◆ **DIRECTIONS FOR THIS TASK**
Below is a listing; write it out exactly and drop any images from it.
╭─ MATERIAL
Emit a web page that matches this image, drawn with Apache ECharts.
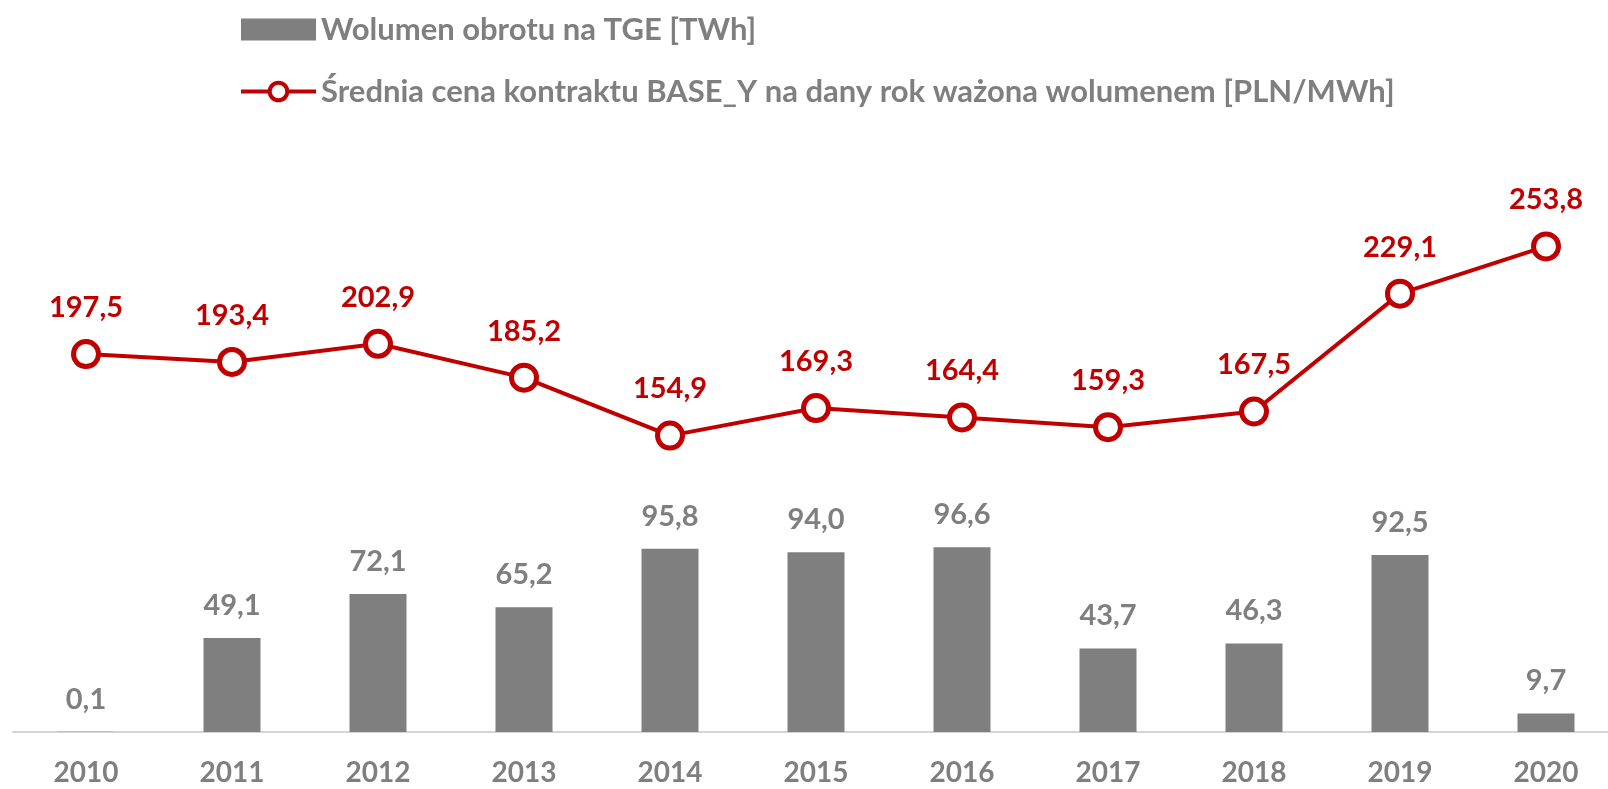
<!DOCTYPE html>
<html>
<head>
<meta charset="utf-8">
<script src="https://cdn.jsdelivr.net/npm/echarts@6/dist/echarts.min.js"></script>
<style>
html,body{margin:0;padding:0;background:#fff;}
#chart{width:1608px;height:789px;}
</style>
</head>
<body>
<div id="chart"></div>
<script>
const years = ['2010','2011','2012','2013','2014','2015','2016','2017','2018','2019','2020'];
const volume = [0.1, 49.1, 72.1, 65.2, 95.8, 94.0, 96.6, 43.7, 46.3, 92.5, 9.7];
const price = [197.5, 193.4, 202.9, 185.2, 154.9, 169.3, 164.4, 159.3, 167.5, 229.1, 253.8];
const seriesNames = ['Wolumen obrotu na TGE [TWh]', 'Średnia cena kontraktu BASE_Y na dany rok ważona wolumenem [PLN/MWh]'];

const fmt = p => p.value.toFixed(1).replace('.', ',');
const FONT = 'Lato';
const GRAY = '#7f7f7f';
const RED = '#c00000';

const chart = echarts.init(document.getElementById('chart'));
chart.setOption({
  backgroundColor: '#fff',
  animation: false,
  legend: {
    orient: 'vertical',
    left: 234,
    top: 9,
    itemWidth: 75,
    itemHeight: 22,
    itemGap: 31,
    lineStyle: { width: 4 },
    textStyle: { fontFamily: FONT, fontWeight: 'bold', fontSize: 31, color: GRAY },
    data: [
      { name: seriesNames[0], icon: 'rect' },
      { name: seriesNames[1], itemStyle: { borderWidth: 4, borderColor: RED, color: '#fff' } }
    ]
  },
  grid: { left: 13, width: 1606, top: 158, bottom: 57, outerBoundsMode: 'none', containLabel: false },
  xAxis: {
    type: 'category',
    data: years,
    boundaryGap: true,
    axisLine: { lineStyle: { color: '#d4d4d4', width: 2 } },
    axisTick: { show: false },
    axisLabel: { margin: 27, fontFamily: FONT, fontWeight: 'bold', fontSize: 28, color: GRAY }
  },
  yAxis: {
    type: 'value', min: 0, max: 300, show: false,
    splitLine: { show: false }
  },
  series: [
    {
      name: seriesNames[0],
      type: 'bar',
      data: volume,
      barWidth: 57,
      itemStyle: { color: GRAY },
      label: {
        show: true, position: 'top', distance: 18, formatter: fmt,
        fontFamily: FONT, fontWeight: 'bold', fontSize: 29, color: GRAY
      }
    },
    {
      name: seriesNames[1],
      type: 'line',
      data: price,
      symbol: 'circle',
      symbolSize: 25,
      lineStyle: { color: RED, width: 4 },
      itemStyle: { color: '#fff', borderColor: RED, borderWidth: 5 },
      label: {
        show: true, position: 'top', distance: 17, formatter: fmt,
        fontFamily: FONT, fontWeight: 'bold', fontSize: 29, color: RED
      },
      z: 3
    }
  ]
});
</script>
</body>
</html>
╰─
◆ **FINISHED TASK**
Emit a web page that matches this image, drawn with Apache ECharts.
<!DOCTYPE html>
<html>
<head>
<meta charset="utf-8">
<script src="https://cdn.jsdelivr.net/npm/echarts@6/dist/echarts.min.js"></script>
<style>
html,body{margin:0;padding:0;background:#fff;}
#chart{width:1608px;height:789px;}
</style>
</head>
<body>
<div id="chart"></div>
<script>
const years = ['2010','2011','2012','2013','2014','2015','2016','2017','2018','2019','2020'];
const volume = [0.1, 49.1, 72.1, 65.2, 95.8, 94.0, 96.6, 43.7, 46.3, 92.5, 9.7];
const price = [197.5, 193.4, 202.9, 185.2, 154.9, 169.3, 164.4, 159.3, 167.5, 229.1, 253.8];
const seriesNames = ['Wolumen obrotu na TGE [TWh]', 'Średnia cena kontraktu BASE_Y na dany rok ważona wolumenem [PLN/MWh]'];

const fmt = p => p.value.toFixed(1).replace('.', ',');
const FONT = 'Lato';
const GRAY = '#7f7f7f';
const RED = '#c00000';

const chart = echarts.init(document.getElementById('chart'));
chart.setOption({
  backgroundColor: '#fff',
  animation: false,
  legend: {
    orient: 'vertical',
    left: 234,
    top: 9,
    itemWidth: 75,
    itemHeight: 22,
    itemGap: 31,
    lineStyle: { width: 4 },
    textStyle: { fontFamily: FONT, fontWeight: 'bold', fontSize: 31, color: GRAY },
    data: [
      { name: seriesNames[0], icon: 'rect' },
      { name: seriesNames[1], itemStyle: { borderWidth: 4, borderColor: RED, color: '#fff' } }
    ]
  },
  grid: { left: 13, width: 1606, top: 158, bottom: 57, outerBoundsMode: 'none', containLabel: false },
  xAxis: {
    type: 'category',
    data: years,
    boundaryGap: true,
    axisLine: { lineStyle: { color: '#d4d4d4', width: 2 } },
    axisTick: { show: false },
    axisLabel: { margin: 27, fontFamily: FONT, fontWeight: 'bold', fontSize: 28, color: GRAY }
  },
  yAxis: {
    type: 'value', min: 0, max: 300, show: false,
    splitLine: { show: false }
  },
  series: [
    {
      name: seriesNames[0],
      type: 'bar',
      data: volume,
      barWidth: 57,
      itemStyle: { color: GRAY },
      label: {
        show: true, position: 'top', distance: 18, formatter: fmt,
        fontFamily: FONT, fontWeight: 'bold', fontSize: 29, color: GRAY
      }
    },
    {
      name: seriesNames[1],
      type: 'line',
      data: price,
      symbol: 'circle',
      symbolSize: 25,
      lineStyle: { color: RED, width: 4 },
      itemStyle: { color: '#fff', borderColor: RED, borderWidth: 5 },
      label: {
        show: true, position: 'top', distance: 17, formatter: fmt,
        fontFamily: FONT, fontWeight: 'bold', fontSize: 29, color: RED
      },
      z: 3
    }
  ]
});
</script>
</body>
</html>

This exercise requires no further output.